### Task brief
Search the material below for the string "this" and list each line that holds it.
------------------------------------
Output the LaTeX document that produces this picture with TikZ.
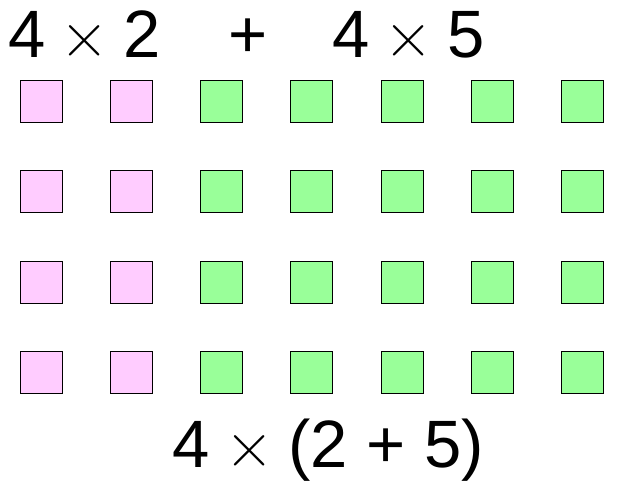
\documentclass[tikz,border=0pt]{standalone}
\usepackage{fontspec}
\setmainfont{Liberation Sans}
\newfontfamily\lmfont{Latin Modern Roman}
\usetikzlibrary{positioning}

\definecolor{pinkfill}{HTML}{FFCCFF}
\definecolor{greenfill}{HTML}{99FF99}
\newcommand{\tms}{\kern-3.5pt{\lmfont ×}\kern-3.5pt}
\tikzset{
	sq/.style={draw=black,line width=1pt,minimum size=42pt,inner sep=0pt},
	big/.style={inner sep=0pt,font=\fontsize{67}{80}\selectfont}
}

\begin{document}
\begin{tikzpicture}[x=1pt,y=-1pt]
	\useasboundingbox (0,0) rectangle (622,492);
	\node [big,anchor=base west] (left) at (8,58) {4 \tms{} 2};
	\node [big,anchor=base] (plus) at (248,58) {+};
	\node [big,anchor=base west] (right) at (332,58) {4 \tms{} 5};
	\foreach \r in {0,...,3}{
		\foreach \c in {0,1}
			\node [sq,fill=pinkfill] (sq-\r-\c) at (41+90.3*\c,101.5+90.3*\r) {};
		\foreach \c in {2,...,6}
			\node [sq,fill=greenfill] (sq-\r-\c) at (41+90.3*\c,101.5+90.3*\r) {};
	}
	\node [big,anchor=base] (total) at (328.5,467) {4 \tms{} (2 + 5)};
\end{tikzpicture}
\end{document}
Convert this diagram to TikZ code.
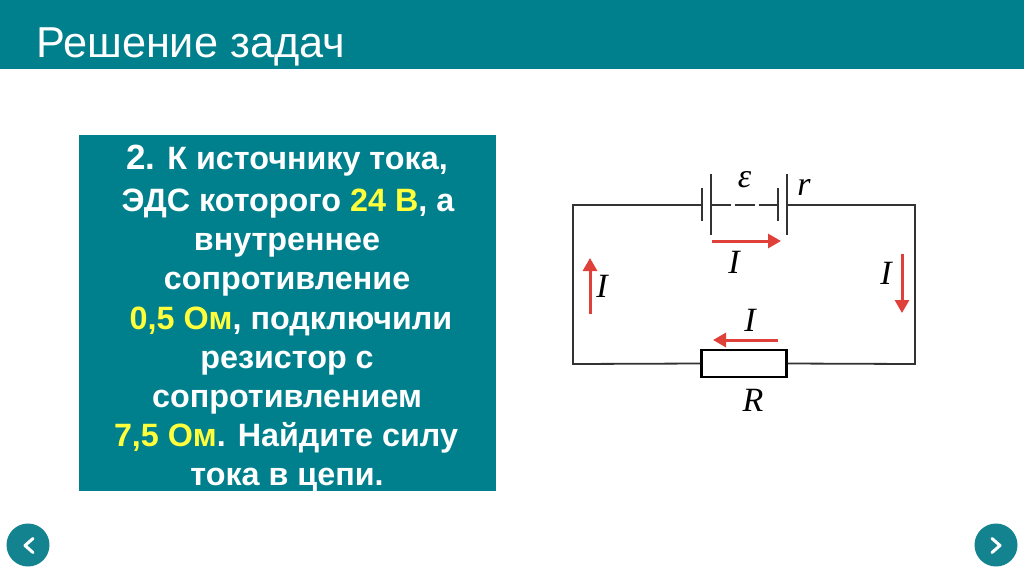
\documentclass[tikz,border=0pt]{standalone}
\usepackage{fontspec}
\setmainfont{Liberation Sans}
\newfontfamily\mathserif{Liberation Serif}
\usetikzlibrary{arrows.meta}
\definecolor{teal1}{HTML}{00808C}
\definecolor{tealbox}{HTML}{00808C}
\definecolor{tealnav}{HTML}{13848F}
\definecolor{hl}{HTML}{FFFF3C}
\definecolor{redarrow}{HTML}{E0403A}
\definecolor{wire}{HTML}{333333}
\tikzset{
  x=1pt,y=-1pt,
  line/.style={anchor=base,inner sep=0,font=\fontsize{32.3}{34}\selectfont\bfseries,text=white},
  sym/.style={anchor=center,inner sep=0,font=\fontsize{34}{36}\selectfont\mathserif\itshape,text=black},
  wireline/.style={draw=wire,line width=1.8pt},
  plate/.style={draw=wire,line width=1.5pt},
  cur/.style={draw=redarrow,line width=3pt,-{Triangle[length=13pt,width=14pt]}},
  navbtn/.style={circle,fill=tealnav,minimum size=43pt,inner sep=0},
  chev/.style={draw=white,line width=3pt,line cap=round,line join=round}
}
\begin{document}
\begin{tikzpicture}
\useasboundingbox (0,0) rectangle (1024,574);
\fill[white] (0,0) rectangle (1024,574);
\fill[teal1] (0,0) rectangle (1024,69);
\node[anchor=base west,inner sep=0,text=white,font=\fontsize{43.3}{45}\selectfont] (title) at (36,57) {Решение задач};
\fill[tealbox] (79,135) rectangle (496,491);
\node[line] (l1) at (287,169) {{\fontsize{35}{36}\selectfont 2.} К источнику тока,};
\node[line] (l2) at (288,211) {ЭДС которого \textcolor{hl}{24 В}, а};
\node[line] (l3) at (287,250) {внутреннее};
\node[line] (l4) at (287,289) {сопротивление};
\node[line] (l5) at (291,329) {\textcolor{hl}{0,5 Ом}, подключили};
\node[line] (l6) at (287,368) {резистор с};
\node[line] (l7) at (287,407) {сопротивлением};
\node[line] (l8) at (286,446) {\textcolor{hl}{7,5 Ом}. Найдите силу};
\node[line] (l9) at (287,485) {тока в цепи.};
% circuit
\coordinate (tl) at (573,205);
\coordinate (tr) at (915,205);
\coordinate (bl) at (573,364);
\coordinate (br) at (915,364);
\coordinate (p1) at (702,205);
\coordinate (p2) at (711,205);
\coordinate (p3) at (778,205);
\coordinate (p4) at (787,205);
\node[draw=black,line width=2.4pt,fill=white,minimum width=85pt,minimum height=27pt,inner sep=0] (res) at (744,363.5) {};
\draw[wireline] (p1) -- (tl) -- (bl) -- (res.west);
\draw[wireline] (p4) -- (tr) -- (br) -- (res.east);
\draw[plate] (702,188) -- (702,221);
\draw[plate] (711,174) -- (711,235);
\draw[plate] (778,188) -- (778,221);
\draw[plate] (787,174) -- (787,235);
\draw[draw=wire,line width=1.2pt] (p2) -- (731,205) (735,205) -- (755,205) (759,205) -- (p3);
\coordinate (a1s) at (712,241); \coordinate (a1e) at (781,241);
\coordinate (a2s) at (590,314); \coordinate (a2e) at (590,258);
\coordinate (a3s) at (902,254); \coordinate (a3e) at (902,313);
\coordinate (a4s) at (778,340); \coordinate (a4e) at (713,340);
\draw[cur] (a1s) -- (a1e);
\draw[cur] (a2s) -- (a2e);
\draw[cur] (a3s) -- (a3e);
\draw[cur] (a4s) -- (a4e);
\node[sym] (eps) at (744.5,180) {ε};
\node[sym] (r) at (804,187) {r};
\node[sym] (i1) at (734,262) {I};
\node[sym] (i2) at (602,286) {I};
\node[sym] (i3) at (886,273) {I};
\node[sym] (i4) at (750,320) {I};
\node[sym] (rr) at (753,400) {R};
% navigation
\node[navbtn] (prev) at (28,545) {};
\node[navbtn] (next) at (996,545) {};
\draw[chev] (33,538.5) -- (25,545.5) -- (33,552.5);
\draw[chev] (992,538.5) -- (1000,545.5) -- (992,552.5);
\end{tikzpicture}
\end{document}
------------------------------------
### Response to the task
Output the LaTeX document that produces this picture with TikZ.
Convert this diagram to TikZ code.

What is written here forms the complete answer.